Search code examples
monitoringprometheusprometheus-alertmanagercadvisor

Missing labels in prometheus alerts


I'm having issues with Prometheus alerting rules. I have various cAdvisor specific alerts set up, for example:

- alert: ContainerCpuUsage
  expr: (sum(rate(container_cpu_usage_seconds_total[3m])) BY (instance, name) * 100) > 80
  for: 2m
  labels:
    severity: warning
  annotations:
    title: 'Container CPU usage (instance {{ $labels.instance }})'
    description: 'Container CPU usage is above 80%\n  VALUE = {{ $value }}\n  LABELS: {{ $labels }}'

When the condition is met, I can see the alert in the "Alerts" tab in Prometheus, however some labels are missing thus not allowing alertmanager to send a notification via Slack.
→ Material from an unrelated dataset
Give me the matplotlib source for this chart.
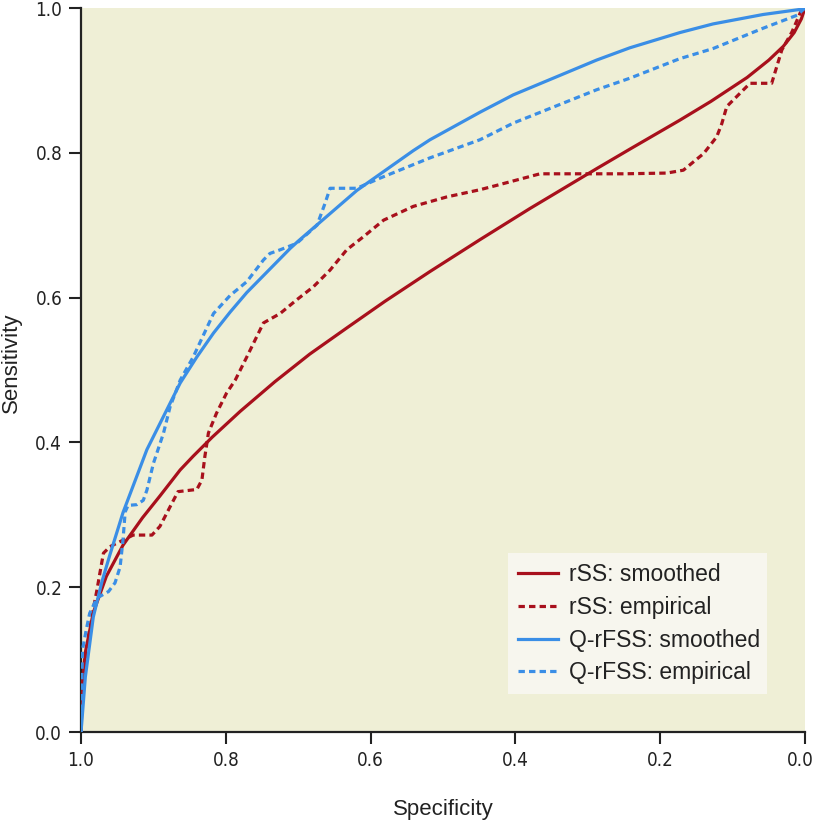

To be specific, I attach custom "env" label to each target:

 {
  "targets": [
   "localhost:8080",
  ],
  "labels": {
   "job": "cadvisor",
   "env": "production",
   "__metrics_path__": "/metrics"
  }
 }

But when the alert based on cadvisor metrics is firing, the labels are: alertname, instance and severity - no job label, no env label. All the other alerts from other exporters (f.e. node-exporter) work just fine and the label is present.


Solution

  • This is due to the sum function that you use; it gathered all the time series present and added them together, groping BY (instance, name). If you run the same query in Prometheus, you will see that sum left only grouping labels:

    {instance="foo", name="bar"}    135.38819037447163
    

    Other aggregation methods like avg, max, min, etc, work in the same fashion. To bring the label back simply add env to the grouping list: by (instance, name, env).